When the ship was first sighted five days before being boarded, its motor was running and it was underway. At the time of boarding, the engine was dead and the rudder was locked.

The High Aim 6 was towed to Broome, While moored at Broome, subsequent forensic examination was conducted. Despite a search of some 7300 nmi, no trace of crew was ever found.

==Probable mutiny==
According to the Central News Agency, at the date of January 15 - after the boat was discovered - local calls were still being made from Indonesia using the cell phone of the boat engineer. After checking the call records, the Taiwanese police deemed a mutiny probable. Recruiting agencies in Indonesia were contacted and it appeared that 10 men had been recruited. The Indonesian police arrested the only member who could be tracked down, in the province of North Sulawesi. According to his declaration, members of the crew had killed the captain and the engineer on December 8 and then proceeded to go back to their homeland. He never gave a clear explanation as to the motive and the details of the affair.

In the previous year, in a similar event, the Taiwanese fishing boat Hairisheng 6 (海日盛六號) was discovered empty by an Indonesian military boat.

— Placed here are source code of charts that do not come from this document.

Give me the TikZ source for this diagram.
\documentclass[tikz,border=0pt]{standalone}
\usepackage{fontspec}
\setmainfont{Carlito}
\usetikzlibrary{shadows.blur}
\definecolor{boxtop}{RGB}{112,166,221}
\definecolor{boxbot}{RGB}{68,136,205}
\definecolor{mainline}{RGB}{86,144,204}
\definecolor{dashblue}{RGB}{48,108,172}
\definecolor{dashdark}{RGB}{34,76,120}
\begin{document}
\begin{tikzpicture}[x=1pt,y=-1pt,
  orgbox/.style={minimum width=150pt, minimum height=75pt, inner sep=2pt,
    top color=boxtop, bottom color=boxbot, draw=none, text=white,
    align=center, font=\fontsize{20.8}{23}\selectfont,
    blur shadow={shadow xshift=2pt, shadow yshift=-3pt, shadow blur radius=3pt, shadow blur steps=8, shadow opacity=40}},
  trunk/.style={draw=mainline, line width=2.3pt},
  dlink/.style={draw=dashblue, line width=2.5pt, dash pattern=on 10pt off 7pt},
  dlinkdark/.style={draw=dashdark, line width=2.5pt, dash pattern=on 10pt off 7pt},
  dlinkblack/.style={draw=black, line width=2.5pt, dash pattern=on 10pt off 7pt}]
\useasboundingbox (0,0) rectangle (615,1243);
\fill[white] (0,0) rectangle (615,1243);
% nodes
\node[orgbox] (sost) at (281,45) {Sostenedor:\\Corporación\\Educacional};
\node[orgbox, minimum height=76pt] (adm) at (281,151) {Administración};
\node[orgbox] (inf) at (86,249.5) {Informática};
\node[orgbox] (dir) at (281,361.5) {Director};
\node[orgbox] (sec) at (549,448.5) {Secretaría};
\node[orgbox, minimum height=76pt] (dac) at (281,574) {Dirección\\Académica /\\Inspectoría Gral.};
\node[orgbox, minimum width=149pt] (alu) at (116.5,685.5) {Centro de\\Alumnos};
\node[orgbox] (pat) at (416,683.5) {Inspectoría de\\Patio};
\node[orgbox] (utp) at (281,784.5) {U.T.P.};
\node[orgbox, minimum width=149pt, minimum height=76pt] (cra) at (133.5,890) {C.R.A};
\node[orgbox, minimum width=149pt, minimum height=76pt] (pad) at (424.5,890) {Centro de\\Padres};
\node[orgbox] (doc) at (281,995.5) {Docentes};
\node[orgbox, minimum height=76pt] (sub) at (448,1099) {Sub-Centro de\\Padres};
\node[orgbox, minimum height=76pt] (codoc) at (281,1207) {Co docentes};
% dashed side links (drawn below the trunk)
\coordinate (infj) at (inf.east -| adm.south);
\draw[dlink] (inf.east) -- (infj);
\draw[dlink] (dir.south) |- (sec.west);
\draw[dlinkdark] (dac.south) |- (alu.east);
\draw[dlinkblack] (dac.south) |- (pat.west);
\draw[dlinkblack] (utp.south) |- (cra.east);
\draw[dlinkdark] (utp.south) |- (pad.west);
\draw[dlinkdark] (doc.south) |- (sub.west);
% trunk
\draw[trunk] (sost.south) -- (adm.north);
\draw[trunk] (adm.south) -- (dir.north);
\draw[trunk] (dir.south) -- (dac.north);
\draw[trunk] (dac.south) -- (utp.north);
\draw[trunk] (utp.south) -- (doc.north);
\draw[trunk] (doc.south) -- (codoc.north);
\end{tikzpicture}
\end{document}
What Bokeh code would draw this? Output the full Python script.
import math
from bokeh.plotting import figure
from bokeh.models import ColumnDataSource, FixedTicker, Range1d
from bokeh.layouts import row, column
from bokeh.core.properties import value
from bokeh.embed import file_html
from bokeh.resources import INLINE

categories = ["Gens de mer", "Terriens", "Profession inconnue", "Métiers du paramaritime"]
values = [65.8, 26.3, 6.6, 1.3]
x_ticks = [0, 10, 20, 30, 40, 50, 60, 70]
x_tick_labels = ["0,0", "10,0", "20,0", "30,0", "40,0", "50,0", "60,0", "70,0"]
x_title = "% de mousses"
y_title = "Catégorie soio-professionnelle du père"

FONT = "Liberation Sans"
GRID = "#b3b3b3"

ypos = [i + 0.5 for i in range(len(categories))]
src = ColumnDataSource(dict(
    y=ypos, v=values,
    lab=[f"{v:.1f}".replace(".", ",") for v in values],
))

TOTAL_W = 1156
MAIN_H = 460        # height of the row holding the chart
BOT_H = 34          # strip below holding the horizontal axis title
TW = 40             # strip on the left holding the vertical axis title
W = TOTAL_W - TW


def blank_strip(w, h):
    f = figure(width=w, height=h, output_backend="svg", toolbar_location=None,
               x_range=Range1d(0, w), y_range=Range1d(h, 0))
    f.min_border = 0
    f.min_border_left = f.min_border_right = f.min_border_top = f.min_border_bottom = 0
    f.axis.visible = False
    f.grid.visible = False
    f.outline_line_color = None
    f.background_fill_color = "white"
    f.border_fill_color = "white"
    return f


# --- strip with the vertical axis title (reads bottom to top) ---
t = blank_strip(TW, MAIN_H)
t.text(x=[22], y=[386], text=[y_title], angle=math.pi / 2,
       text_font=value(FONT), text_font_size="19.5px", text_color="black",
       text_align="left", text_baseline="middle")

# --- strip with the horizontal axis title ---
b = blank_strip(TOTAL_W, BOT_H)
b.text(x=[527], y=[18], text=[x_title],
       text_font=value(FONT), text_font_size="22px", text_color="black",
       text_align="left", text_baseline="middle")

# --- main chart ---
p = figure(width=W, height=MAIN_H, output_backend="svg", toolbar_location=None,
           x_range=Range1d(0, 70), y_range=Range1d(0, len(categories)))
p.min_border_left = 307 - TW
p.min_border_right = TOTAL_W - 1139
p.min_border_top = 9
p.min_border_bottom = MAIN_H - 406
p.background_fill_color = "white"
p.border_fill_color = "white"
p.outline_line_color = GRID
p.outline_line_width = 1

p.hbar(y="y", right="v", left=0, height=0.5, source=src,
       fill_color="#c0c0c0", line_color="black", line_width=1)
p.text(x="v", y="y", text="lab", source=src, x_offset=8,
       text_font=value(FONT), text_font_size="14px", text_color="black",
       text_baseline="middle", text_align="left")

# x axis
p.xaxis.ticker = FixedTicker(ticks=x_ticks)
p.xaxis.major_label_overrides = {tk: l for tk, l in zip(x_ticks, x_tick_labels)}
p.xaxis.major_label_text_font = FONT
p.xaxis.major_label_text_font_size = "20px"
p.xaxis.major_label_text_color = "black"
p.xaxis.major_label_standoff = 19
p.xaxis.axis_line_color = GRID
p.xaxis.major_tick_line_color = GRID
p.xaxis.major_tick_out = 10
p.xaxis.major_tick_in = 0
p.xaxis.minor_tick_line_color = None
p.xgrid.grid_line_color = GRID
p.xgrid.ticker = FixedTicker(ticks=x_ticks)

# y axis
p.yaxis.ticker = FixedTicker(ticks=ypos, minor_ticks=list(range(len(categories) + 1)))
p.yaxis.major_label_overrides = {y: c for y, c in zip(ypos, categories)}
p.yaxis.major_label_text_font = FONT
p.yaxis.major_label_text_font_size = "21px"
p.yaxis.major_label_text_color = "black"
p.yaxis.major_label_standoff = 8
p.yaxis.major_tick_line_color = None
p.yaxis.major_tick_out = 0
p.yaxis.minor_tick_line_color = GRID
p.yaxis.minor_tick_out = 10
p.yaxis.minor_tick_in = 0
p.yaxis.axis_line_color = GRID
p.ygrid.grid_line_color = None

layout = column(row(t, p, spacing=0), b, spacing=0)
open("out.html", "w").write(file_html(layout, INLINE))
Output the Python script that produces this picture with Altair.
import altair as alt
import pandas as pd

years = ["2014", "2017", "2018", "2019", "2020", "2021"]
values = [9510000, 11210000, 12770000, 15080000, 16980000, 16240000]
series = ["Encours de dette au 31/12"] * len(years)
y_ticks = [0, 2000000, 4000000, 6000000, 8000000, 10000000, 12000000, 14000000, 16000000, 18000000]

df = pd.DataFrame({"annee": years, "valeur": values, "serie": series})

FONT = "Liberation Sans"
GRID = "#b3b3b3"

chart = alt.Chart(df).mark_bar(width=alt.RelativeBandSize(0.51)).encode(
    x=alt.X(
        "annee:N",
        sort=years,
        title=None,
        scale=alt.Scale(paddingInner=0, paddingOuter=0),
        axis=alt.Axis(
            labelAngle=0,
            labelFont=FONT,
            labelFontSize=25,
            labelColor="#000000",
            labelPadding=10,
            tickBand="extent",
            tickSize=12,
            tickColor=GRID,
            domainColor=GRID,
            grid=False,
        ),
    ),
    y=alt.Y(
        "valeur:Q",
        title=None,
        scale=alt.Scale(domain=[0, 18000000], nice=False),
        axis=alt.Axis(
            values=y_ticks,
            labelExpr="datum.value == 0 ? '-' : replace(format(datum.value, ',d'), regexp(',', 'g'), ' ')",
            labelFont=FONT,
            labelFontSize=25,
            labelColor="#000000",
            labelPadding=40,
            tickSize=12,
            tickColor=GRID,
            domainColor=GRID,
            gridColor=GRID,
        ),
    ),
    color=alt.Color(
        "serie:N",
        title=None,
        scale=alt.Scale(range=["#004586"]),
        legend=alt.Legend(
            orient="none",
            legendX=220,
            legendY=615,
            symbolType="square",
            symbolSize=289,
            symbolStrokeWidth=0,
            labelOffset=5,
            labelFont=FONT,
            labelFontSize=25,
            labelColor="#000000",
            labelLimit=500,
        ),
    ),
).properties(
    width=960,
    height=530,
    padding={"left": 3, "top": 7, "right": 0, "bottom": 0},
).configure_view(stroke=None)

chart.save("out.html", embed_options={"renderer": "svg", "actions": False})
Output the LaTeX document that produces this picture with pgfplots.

Three crew members were subsequently arrested (of a total of 10) and confessed to the murder of the captain and the engineer.

==Final disposition of the ship==
High Aim 6 was deemed abandoned and was handed over to the Australian Fisheries Management Authority for disposal. AFMA's efforts to find a suitable home for the vessel ended with the conclusion that it should be sunk for use as a fish habitat.

The ship was sat beached on the sand beach of Broome for about a year, becoming a popular tourist attraction. It was not sunk offshore as expected by local sport fishermen. Locals had hoped the ship would be dragged offshore and scuttled to be used as a dive wreck, but in October 2004, the ship was ripped apart by heavy equipment, and the ship was transferred to dump trucks and hauled to the local landfill for a final resting place a year after its discovery.